SALT LAKE CITY — With more moisture moving in, Utah is likely to get another dose of what it needs this fall to start making a dent in the drought.

It was a hot, dry summer, but as a hydrologist shows us, there’s more reason this fall to be optimistic than there was a year ago.

It’s going to take a couple of winters with above-average snowpack to get out of this drought, according to Jordan Clayton, the Utah Snow Survey Supervisor with Natural Resources Conservation Service. But, at least this fall, there’s a glimmer of hope.

“We are definitely encouraged by the precipitation that we have received,” Clayton said.

Utah’s new water year started Oct. 1, and so far, precipitation is above average, with another storm moving in.

“We are only 17 days into the water year, so we don’t want to make too much out of it, but we’re off to a good start,” said Clayton.

He’s encouraged by what he’s seen with monsoonal moisture over the past two months, especially the benefit to Utah’s soil moisture. Those recent rains help prepare the soil for next spring.

“That helps to really prime the pump, if you will, for next year’s runoff,” he said.

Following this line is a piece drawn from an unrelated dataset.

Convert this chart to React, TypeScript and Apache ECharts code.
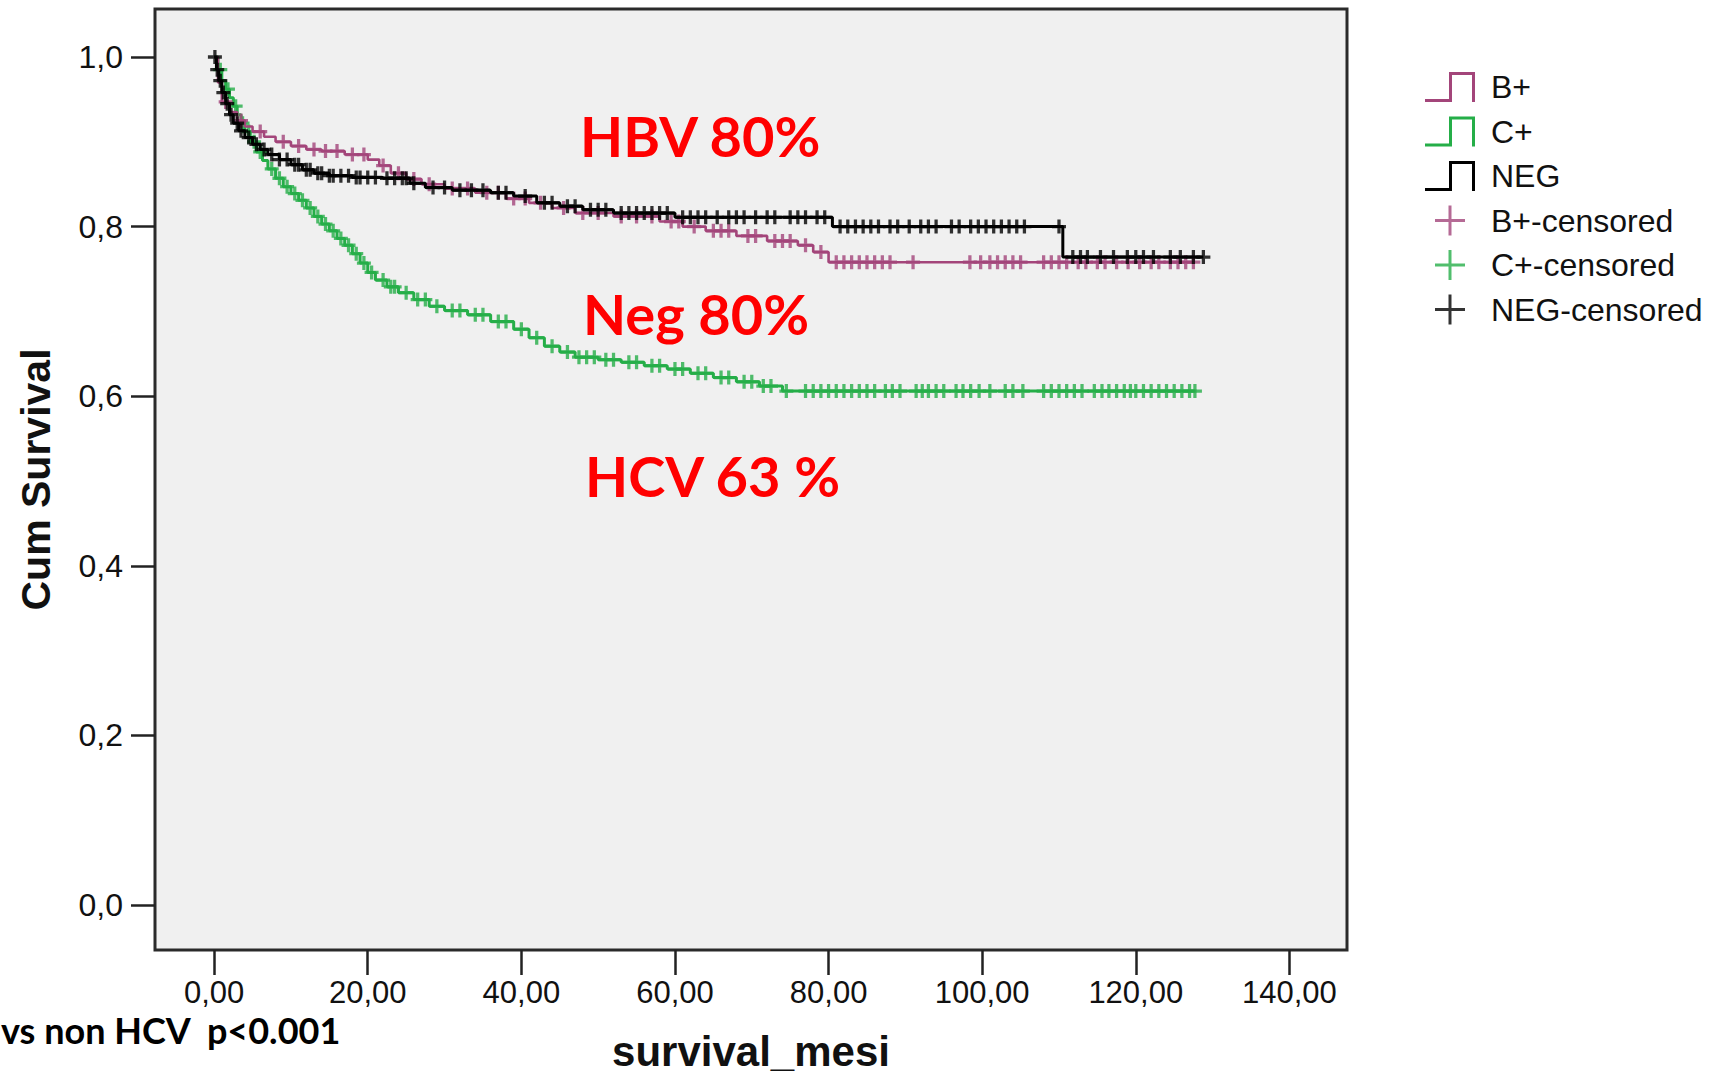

When precipitation this fall saturates the soil, more snowmelt runoff makes it into Utah’s reservoirs next spring, instead of soaking into the soil.

An attached graph compares soil saturation in Utah during the last decade. The black line shows soil moisture this year, climbing sharply.

(Natural Resources Conservation Service — United States Department of Agriculture)

“Last year, at this time, we were setting new minimums. We were off the charts bad,” Clayton said. “We were in territory where we just hadn’t seen since we installed the probes close to 20 years ago.”

This year, Clayton said, the recent rains made a difference. But, even though it’s storming again, Utah could still warm up and dry out and lose some of that soil moisture before the snow that falls really starts to accumulate.

“We really need it this year,” Clayton said. “The benefit of having these above-average soil moisture conditions is going to be lost if we don’t get a good snowpack.”

The soil moisture helps to prepare for the spring, but Utah still needs that snowmelt to fill the reservoirs, which are below 50% statewide.

Replenishing the reservoirs is a critical component to bringing an end to the drought.